July 22, 2007 (MOGADISHU, Somalia)—At least four civilians were killed in two separate attacks Sunday in the south of the Somali capital, officials and a witness said.
Three civilians were killed when Somali soldiers fired indiscriminately after an explosion occurred as their convoy passed, said Mustaf Dhuhulow, who owns a shop near where the explosion happened. Dhuhulow said five other civilians were injured.
Col. Farah Abdulle, an army commander, confirmed there had been land mine explosion and said no soldiers died. He said the soldiers fired in self-defense and denied they targeted civilians.
In a separate attack, a civilian was killed and three other wounded when unidentified men threw three grenades, aiming for government soldiers near Mogadishu’s main market, Bakara, said Col. Ali Sa’id, the city’s police commissioner.
Government soldiers have been searching for arms in Bakara Market for 18 days and have faced almost daily attacks there from suspected insurgents. Officials have said the market is a stronghold of insurgents because some of the businessmen based there are from the same clan as the insurgents, the Ayr.
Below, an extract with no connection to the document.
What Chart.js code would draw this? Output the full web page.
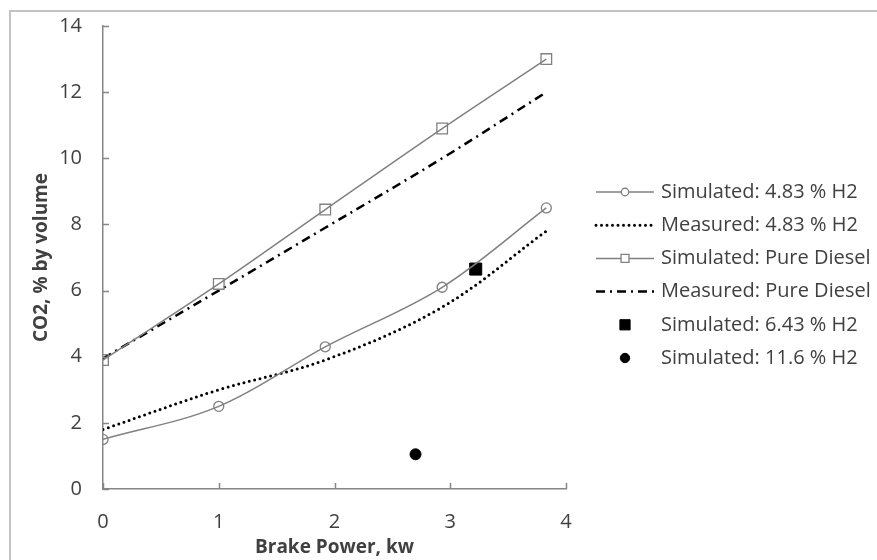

Mogadishu has seen little peace since government troops backed by Ethiopian forces drove an Islamic movement out of the city in December. Roadside bombs, attacks on government installations, assassination attempts and gunbattles have become common, and civilians are often caught in the crossfire.
The Council of Islamic Courts ruled Mogadishu and much of southern Somalia for six months last year before being pushed out. But insurgents linked to the group have vowed to launch an Iraq-style guerrilla war unless the country becomes an Islamic state.
Somalia has been mired in chaos since 1991, when warlords overthrew dictator Mohamed Siad Barre and then turned against one another, defending clan fiefdoms. The government was formed in 2004 with the help of the United Nations, but has struggled to assert its authority.